Objective: Among the entries that follow, locate the line with "Emit a component" and the line with "XAxis, YAxis, ReferenceDot". Output those lines and all lines in between, exactly, minus the pictures.

Extracted information:
>> Begin

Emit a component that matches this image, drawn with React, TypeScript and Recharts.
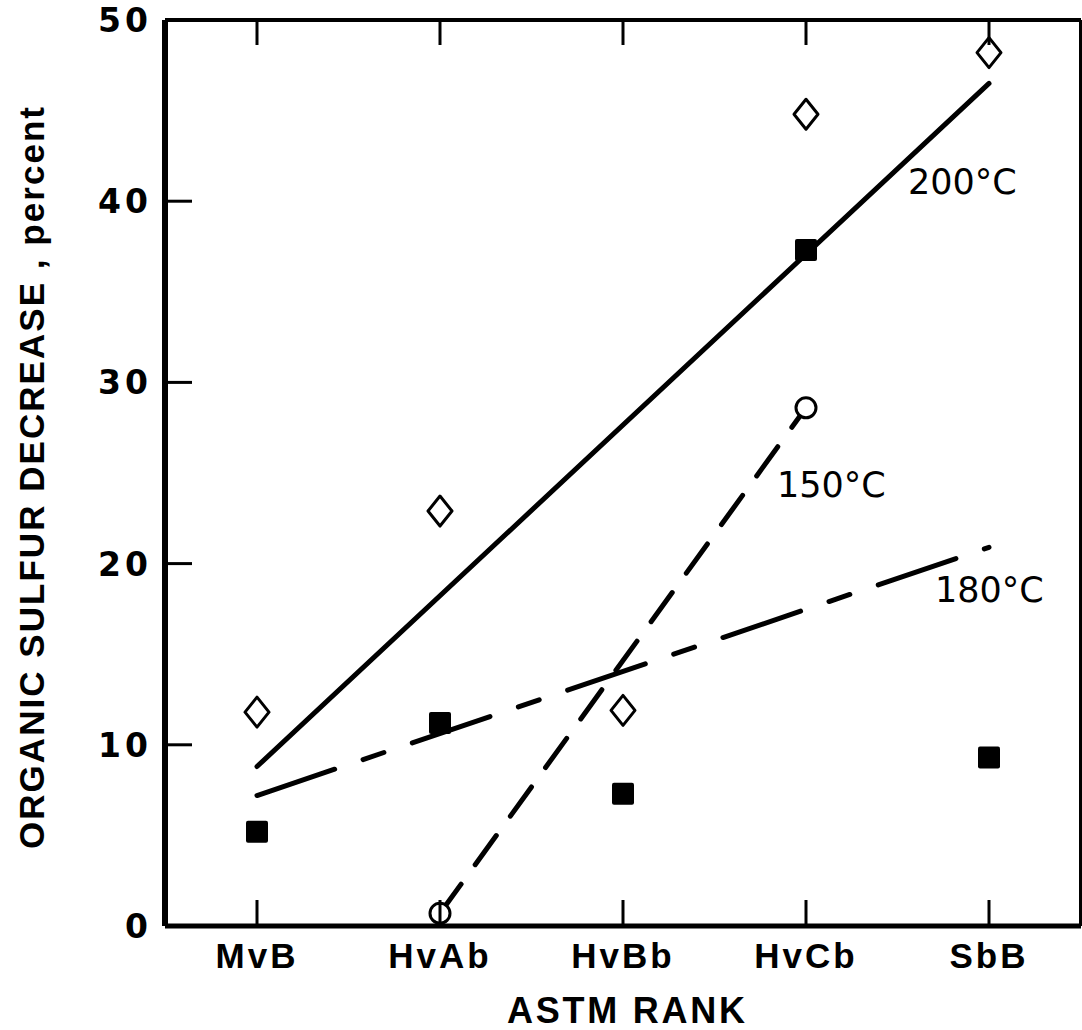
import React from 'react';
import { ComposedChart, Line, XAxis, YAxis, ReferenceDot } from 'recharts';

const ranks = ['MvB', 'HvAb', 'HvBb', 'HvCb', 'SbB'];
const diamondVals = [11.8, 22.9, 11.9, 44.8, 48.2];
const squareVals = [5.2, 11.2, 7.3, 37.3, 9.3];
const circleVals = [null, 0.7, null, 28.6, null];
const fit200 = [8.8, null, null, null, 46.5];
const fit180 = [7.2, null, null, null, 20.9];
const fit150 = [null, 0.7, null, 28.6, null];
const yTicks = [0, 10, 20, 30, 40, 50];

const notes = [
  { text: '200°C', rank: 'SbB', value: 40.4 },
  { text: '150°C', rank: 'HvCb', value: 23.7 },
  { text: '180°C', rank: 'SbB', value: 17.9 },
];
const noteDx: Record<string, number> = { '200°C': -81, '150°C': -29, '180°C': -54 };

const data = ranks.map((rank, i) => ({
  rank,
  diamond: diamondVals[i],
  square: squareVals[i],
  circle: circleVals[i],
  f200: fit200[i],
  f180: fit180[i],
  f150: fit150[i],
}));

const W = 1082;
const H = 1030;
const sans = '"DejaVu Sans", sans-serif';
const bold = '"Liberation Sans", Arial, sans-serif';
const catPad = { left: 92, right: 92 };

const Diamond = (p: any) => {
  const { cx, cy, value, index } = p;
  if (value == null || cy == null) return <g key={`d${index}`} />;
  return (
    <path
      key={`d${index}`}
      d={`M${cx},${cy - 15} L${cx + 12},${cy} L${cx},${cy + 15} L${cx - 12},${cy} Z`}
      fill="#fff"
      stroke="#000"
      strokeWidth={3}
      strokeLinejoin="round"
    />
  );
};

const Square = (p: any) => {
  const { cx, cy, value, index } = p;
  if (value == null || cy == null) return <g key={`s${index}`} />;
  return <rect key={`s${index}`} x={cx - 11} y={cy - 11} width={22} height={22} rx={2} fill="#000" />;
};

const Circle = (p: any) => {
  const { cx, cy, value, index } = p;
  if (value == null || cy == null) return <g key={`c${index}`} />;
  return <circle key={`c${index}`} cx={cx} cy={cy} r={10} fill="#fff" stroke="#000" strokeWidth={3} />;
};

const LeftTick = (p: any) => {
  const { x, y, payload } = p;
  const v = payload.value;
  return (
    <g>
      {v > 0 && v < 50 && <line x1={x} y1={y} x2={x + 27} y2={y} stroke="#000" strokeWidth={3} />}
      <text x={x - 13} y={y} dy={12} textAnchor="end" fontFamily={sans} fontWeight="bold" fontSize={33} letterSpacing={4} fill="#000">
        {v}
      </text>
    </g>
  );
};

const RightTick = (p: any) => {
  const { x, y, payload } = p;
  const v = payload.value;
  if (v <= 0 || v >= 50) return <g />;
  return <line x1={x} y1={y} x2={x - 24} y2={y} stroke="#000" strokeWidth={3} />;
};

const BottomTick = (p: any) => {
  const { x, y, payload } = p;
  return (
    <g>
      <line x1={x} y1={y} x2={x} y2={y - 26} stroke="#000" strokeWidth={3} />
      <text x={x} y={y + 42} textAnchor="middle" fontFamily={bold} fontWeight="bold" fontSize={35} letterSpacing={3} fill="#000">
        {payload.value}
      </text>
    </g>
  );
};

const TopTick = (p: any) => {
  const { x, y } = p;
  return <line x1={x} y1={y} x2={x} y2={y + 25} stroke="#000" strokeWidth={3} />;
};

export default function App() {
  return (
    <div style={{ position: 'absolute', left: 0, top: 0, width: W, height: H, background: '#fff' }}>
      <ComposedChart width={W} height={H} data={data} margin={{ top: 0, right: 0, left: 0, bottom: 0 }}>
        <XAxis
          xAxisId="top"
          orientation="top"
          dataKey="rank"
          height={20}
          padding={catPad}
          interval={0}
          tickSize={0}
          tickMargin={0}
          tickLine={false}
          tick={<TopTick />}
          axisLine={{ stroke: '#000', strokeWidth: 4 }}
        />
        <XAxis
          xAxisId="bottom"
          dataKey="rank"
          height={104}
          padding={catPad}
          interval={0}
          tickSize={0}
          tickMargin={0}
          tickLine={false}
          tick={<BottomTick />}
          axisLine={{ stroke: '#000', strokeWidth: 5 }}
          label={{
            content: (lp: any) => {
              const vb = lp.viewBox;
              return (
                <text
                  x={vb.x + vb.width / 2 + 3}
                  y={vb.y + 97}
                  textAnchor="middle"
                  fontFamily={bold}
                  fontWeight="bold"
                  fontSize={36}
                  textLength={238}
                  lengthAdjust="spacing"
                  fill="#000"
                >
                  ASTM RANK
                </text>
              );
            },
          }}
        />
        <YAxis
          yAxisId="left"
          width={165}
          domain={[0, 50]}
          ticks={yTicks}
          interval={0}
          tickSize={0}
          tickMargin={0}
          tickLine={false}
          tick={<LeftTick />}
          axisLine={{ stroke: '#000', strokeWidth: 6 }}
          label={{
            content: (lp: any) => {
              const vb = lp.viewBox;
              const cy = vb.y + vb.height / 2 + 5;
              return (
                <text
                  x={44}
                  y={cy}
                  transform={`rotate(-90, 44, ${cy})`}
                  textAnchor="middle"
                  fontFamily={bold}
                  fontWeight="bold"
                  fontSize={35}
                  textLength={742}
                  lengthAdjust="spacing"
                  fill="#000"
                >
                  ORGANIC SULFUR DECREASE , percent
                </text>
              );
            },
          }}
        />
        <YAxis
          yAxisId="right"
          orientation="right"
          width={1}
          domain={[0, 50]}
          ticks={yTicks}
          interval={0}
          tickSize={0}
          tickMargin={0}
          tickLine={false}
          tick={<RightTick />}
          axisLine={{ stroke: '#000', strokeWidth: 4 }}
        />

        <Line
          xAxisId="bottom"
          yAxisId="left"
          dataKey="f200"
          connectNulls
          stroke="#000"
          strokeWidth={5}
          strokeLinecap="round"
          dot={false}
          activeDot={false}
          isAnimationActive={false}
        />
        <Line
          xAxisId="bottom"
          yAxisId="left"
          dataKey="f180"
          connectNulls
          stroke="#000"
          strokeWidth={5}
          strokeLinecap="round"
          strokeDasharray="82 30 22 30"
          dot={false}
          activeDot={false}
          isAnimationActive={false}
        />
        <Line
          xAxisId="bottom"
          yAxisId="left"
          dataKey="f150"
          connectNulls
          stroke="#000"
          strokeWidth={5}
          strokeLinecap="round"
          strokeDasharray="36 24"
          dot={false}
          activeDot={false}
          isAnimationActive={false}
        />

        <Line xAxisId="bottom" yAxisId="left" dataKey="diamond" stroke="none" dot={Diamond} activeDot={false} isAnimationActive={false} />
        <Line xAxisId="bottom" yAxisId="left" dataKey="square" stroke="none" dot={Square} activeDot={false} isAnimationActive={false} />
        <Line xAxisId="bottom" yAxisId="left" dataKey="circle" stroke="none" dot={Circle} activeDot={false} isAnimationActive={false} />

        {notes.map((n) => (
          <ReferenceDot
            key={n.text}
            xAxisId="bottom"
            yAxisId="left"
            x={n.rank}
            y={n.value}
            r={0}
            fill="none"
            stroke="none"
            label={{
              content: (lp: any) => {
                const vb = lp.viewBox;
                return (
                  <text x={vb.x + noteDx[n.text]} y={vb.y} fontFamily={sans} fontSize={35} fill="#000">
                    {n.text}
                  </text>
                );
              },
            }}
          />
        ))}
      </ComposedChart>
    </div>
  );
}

>> End
>> Begin

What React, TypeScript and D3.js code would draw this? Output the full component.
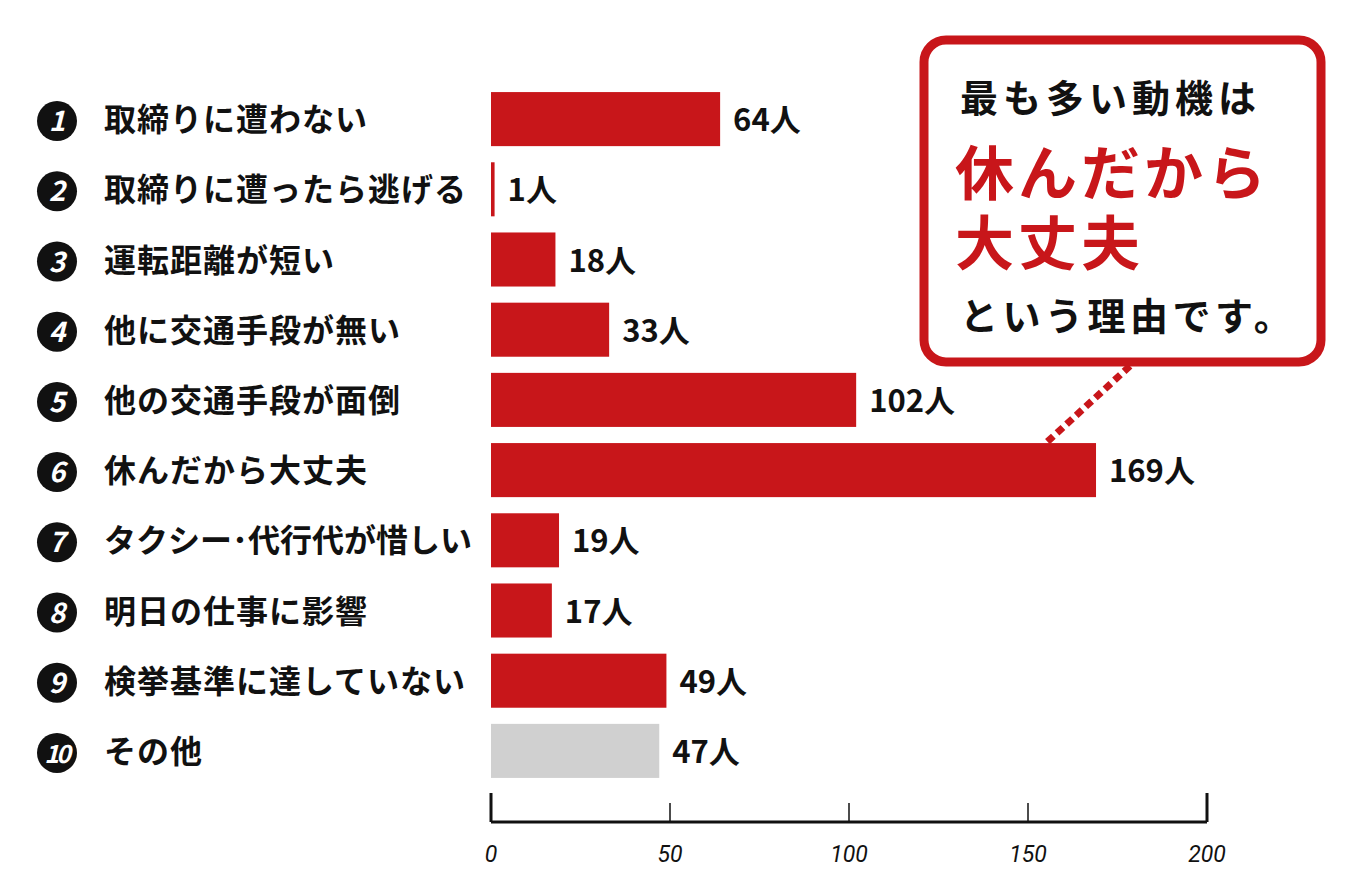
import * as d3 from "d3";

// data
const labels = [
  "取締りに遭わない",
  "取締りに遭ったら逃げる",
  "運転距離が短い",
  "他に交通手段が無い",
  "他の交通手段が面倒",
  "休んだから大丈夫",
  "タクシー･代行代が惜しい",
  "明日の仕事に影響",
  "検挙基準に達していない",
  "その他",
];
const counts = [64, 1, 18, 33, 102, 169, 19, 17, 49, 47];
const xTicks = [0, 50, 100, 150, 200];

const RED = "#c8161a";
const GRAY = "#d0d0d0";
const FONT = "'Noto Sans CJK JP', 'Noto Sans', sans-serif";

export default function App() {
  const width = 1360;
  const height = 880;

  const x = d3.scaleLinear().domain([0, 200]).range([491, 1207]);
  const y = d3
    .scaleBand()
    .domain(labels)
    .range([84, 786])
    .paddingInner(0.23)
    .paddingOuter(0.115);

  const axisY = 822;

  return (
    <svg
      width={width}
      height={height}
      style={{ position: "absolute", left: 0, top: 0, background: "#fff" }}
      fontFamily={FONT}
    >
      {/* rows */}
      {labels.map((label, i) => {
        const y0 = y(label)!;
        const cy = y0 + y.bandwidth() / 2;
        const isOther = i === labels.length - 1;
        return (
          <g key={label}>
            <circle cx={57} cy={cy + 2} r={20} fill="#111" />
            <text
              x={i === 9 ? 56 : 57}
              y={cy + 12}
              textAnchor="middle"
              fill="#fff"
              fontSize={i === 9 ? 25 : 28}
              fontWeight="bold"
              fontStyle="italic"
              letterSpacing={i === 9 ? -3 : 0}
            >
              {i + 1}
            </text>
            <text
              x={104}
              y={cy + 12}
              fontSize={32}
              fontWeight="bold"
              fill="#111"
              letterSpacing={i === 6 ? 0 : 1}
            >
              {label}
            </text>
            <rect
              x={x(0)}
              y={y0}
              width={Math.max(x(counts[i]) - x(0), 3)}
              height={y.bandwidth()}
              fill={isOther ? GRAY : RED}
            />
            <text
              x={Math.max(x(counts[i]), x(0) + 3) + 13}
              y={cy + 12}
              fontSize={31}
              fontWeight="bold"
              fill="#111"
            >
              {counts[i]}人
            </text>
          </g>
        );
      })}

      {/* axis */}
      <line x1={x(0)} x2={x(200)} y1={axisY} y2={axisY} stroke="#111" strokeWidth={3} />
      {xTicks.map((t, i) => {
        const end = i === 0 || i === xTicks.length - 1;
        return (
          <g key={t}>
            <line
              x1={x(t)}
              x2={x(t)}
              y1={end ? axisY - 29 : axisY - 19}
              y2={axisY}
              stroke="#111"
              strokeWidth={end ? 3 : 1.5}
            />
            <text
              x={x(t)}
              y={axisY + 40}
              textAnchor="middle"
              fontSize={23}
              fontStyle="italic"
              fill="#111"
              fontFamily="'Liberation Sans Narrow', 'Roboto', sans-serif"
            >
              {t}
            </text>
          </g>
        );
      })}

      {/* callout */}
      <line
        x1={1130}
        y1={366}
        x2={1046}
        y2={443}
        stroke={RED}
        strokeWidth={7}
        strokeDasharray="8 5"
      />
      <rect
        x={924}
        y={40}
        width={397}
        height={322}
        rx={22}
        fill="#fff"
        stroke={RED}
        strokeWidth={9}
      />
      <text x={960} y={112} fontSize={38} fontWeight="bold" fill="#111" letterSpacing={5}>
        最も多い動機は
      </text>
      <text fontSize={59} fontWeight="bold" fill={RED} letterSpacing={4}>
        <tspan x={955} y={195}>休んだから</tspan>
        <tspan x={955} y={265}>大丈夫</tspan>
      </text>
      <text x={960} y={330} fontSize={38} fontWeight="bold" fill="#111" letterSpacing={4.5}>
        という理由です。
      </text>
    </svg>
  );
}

>> End
>> Begin

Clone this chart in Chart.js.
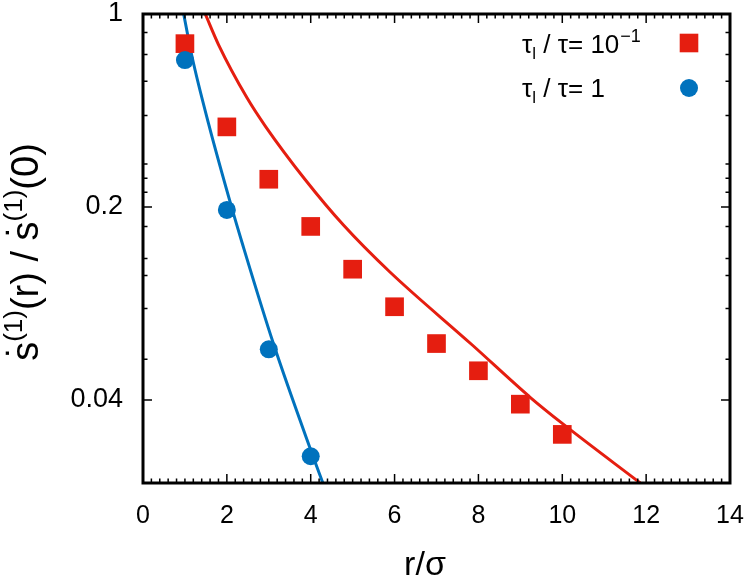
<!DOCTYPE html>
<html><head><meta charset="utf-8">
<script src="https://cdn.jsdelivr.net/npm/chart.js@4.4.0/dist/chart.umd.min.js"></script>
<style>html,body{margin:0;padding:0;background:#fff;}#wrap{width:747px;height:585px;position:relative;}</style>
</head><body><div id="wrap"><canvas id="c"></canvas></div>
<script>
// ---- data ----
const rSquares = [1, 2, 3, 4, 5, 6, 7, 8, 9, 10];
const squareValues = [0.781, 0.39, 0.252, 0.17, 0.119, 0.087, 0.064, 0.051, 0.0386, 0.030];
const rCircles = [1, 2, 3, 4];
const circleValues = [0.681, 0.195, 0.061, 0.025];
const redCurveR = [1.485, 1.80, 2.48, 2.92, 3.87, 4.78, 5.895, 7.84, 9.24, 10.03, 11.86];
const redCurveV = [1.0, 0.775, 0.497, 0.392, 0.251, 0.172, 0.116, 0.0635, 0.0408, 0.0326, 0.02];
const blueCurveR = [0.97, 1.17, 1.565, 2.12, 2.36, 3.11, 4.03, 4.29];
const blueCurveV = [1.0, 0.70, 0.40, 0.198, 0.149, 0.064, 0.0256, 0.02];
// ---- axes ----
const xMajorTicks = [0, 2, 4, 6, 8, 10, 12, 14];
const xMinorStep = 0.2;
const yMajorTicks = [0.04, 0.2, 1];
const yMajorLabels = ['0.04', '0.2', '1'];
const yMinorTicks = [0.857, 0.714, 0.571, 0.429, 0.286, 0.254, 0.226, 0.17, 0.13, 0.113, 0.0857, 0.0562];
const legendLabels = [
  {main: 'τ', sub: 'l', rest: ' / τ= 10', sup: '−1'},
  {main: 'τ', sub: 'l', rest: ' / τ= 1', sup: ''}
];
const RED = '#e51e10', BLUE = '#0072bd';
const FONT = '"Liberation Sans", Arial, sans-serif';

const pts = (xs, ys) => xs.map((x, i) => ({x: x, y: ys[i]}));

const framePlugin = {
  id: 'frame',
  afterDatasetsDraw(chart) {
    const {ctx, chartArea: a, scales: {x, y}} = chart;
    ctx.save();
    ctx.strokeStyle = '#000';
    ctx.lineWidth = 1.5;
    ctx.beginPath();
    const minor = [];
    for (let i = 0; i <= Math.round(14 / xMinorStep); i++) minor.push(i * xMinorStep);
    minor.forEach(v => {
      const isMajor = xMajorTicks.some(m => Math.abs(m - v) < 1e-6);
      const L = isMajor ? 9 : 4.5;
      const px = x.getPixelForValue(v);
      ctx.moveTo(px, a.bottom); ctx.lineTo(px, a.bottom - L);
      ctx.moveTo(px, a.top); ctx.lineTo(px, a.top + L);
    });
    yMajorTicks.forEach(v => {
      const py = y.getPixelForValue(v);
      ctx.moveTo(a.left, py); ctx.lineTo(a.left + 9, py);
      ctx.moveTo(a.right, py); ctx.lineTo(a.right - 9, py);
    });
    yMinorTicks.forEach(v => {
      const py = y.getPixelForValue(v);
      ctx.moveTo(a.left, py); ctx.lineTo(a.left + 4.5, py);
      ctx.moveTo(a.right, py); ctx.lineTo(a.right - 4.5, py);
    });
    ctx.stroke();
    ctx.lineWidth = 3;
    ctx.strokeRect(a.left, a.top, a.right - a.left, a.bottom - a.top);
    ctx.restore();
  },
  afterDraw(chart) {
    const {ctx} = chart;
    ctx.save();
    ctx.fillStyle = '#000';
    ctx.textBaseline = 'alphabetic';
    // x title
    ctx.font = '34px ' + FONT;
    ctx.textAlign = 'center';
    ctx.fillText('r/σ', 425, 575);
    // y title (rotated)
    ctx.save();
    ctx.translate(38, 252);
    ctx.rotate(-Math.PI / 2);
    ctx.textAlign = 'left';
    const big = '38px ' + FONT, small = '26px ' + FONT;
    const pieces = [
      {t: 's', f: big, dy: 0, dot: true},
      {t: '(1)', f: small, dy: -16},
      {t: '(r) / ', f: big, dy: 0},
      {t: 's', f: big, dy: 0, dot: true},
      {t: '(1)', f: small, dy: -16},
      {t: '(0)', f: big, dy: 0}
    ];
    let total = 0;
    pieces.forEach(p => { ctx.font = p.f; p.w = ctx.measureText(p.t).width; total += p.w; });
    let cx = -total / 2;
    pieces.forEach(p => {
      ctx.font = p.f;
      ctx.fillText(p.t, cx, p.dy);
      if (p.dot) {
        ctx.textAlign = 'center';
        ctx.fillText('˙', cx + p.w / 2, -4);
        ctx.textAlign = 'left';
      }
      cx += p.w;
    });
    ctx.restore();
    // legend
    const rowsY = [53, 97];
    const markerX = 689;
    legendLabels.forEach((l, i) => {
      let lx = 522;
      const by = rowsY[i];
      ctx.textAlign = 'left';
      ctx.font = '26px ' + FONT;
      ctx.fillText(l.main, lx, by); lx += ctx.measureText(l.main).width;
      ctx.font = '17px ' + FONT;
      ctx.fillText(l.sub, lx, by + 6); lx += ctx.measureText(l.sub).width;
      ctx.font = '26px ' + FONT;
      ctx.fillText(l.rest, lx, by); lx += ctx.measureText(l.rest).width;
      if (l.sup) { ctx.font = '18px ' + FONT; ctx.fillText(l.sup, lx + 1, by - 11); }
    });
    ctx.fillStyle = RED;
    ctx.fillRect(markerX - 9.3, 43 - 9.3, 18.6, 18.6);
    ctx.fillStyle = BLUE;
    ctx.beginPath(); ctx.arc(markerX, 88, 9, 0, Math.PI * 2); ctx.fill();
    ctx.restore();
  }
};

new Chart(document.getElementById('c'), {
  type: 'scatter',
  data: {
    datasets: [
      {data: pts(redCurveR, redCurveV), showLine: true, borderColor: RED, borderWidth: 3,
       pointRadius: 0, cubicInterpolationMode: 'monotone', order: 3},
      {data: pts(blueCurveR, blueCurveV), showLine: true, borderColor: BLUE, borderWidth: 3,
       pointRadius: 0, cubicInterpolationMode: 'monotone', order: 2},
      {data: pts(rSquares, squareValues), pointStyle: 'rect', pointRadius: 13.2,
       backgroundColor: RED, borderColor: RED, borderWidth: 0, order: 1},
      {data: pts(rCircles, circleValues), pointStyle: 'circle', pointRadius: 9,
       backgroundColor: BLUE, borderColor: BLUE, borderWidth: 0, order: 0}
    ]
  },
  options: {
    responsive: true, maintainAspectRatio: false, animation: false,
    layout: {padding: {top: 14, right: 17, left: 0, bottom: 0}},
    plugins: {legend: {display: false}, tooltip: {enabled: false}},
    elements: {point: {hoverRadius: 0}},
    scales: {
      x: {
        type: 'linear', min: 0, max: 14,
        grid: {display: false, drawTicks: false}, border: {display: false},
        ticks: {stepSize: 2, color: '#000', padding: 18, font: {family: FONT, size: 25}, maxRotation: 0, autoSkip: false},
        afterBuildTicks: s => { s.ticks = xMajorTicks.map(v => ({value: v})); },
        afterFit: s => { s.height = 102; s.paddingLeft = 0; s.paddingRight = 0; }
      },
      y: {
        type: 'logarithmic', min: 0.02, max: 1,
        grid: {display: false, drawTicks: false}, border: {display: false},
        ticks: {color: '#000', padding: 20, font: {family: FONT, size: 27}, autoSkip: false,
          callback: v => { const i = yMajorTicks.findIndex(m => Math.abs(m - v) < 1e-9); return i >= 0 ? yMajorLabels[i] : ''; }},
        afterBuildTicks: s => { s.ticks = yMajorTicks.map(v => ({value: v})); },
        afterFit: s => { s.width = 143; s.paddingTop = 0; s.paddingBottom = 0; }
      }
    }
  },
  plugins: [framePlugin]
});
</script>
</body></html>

>> End

Complete response:
Emit a component that matches this image, drawn with React, TypeScript and Recharts.
import React from 'react';
import { ComposedChart, Line, XAxis, YAxis, ReferenceDot } from 'recharts';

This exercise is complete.